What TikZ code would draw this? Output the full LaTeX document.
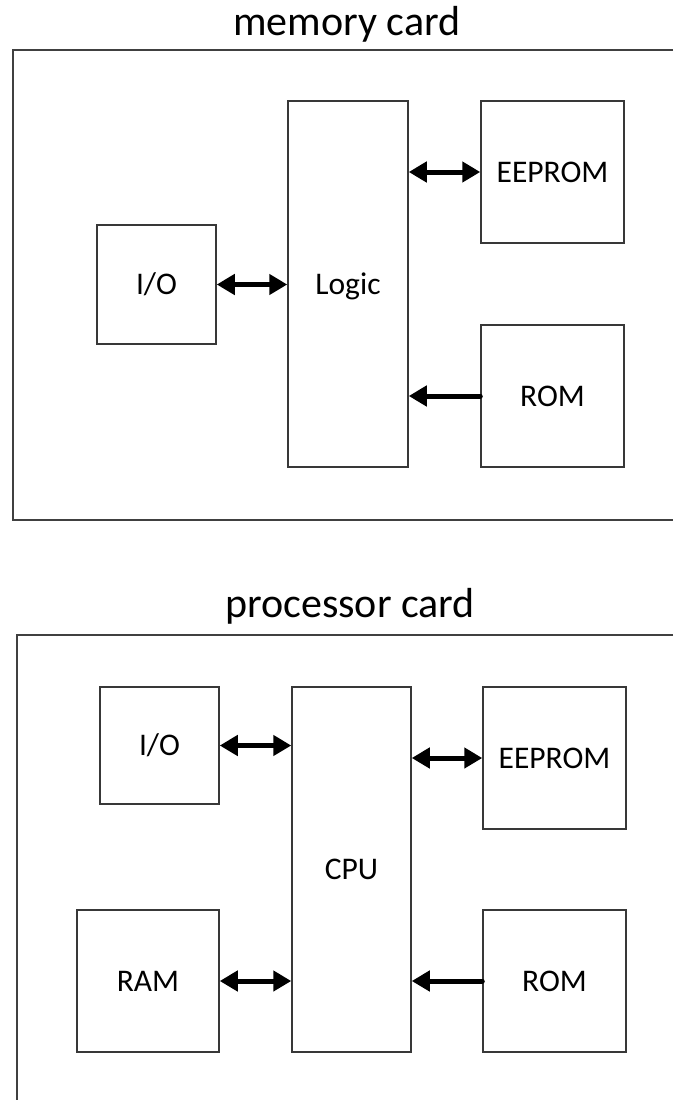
\documentclass[tikz,border=0pt]{standalone}
\usepackage{fontspec}
\setmainfont{Carlito}
\usetikzlibrary{arrows.meta}
\begin{document}
\begin{tikzpicture}[x=1pt,y=-1pt,
  block/.style={draw=black!78, line width=1.5pt, inner sep=0pt,
    font=\fontsize{31.5}{38}\selectfont, text height=20.3pt, text depth=0pt},
  frame/.style={draw=black!75, line width=1.5pt},
  cardtitle/.style={font=\fontsize{42}{50}\selectfont, anchor=base, inner sep=0pt},
  link/.style={line width=5pt, line cap=round, -{Triangle[length=18pt,width=20pt]}},
  dlink/.style={line width=5pt, {Triangle[length=18pt,width=20pt]}-{Triangle[length=18pt,width=20pt]}}]
\useasboundingbox (0,0) rectangle (673,1100);

% ---- memory card ----
\node[cardtitle] (mtitle) at (347,35) {memory card};
\draw[frame] (673,50) -| (13,520) -- (673,520);

\node[block, minimum width=119pt, minimum height=119pt] (mio)   at (156.5,284.5) {I/O};
\node[block, minimum width=120pt, minimum height=366pt] (logic) at (348,284) {Logic};
\node[block, minimum width=143pt, minimum height=142pt] (meep)  at (552.5,172) {EEPROM};
\node[block, minimum width=143pt, minimum height=142pt] (mrom)  at (552.5,396) {ROM};

\draw[dlink] (mio.east) -- (mio.east -| logic.west);
\draw[dlink] (meep.west -| logic.east) -- (meep.west);
\draw[link] (mrom.west) -- (mrom.west -| logic.east);

% ---- processor card ----
\node[cardtitle] (ptitle) at (350,617) {processor card};
\draw[frame] (673,635) -| (17,1100);

\node[block, minimum width=119pt, minimum height=117pt] (pio)  at (159.5,745.5) {I/O};
\node[block, minimum width=142pt, minimum height=142pt] (ram)  at (148,981) {RAM};
\node[block, minimum width=119pt, minimum height=365pt] (cpu)  at (351.5,869.5) {CPU};
\node[block, minimum width=143pt, minimum height=142pt] (peep) at (554.5,758) {EEPROM};
\node[block, minimum width=143pt, minimum height=142pt] (prom) at (554.5,981) {ROM};

\draw[dlink] (pio.east) -- (pio.east -| cpu.west);
\draw[dlink] (ram.east) -- (ram.east -| cpu.west);
\draw[dlink] (peep.west -| cpu.east) -- (peep.west);
\draw[link] (prom.west) -- (prom.west -| cpu.east);
\end{tikzpicture}
\end{document}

**Given exercise**
Transcribe the listing in full. Omit the pictures and keep every line exact.

**Response below**
What TikZ code would draw this? Output the full LaTeX document.
\documentclass[tikz,border=0pt]{standalone}
\usepackage{fontspec}
\setmainfont{Carlito}
\usetikzlibrary{arrows.meta}
\begin{document}
\begin{tikzpicture}[x=1pt,y=-1pt,
  block/.style={draw=black!78, line width=1.5pt, inner sep=0pt,
    font=\fontsize{31.5}{38}\selectfont, text height=20.3pt, text depth=0pt},
  frame/.style={draw=black!75, line width=1.5pt},
  cardtitle/.style={font=\fontsize{42}{50}\selectfont, anchor=base, inner sep=0pt},
  link/.style={line width=5pt, line cap=round, -{Triangle[length=18pt,width=20pt]}},
  dlink/.style={line width=5pt, {Triangle[length=18pt,width=20pt]}-{Triangle[length=18pt,width=20pt]}}]
\useasboundingbox (0,0) rectangle (673,1100);

% ---- memory card ----
\node[cardtitle] (mtitle) at (347,35) {memory card};
\draw[frame] (673,50) -| (13,520) -- (673,520);

\node[block, minimum width=119pt, minimum height=119pt] (mio)   at (156.5,284.5) {I/O};
\node[block, minimum width=120pt, minimum height=366pt] (logic) at (348,284) {Logic};
\node[block, minimum width=143pt, minimum height=142pt] (meep)  at (552.5,172) {EEPROM};
\node[block, minimum width=143pt, minimum height=142pt] (mrom)  at (552.5,396) {ROM};

\draw[dlink] (mio.east) -- (mio.east -| logic.west);
\draw[dlink] (meep.west -| logic.east) -- (meep.west);
\draw[link] (mrom.west) -- (mrom.west -| logic.east);

% ---- processor card ----
\node[cardtitle] (ptitle) at (350,617) {processor card};
\draw[frame] (673,635) -| (17,1100);

\node[block, minimum width=119pt, minimum height=117pt] (pio)  at (159.5,745.5) {I/O};
\node[block, minimum width=142pt, minimum height=142pt] (ram)  at (148,981) {RAM};
\node[block, minimum width=119pt, minimum height=365pt] (cpu)  at (351.5,869.5) {CPU};
\node[block, minimum width=143pt, minimum height=142pt] (peep) at (554.5,758) {EEPROM};
\node[block, minimum width=143pt, minimum height=142pt] (prom) at (554.5,981) {ROM};

\draw[dlink] (pio.east) -- (pio.east -| cpu.west);
\draw[dlink] (ram.east) -- (ram.east -| cpu.west);
\draw[dlink] (peep.west -| cpu.east) -- (peep.west);
\draw[link] (prom.west) -- (prom.west -| cpu.east);
\end{tikzpicture}
\end{document}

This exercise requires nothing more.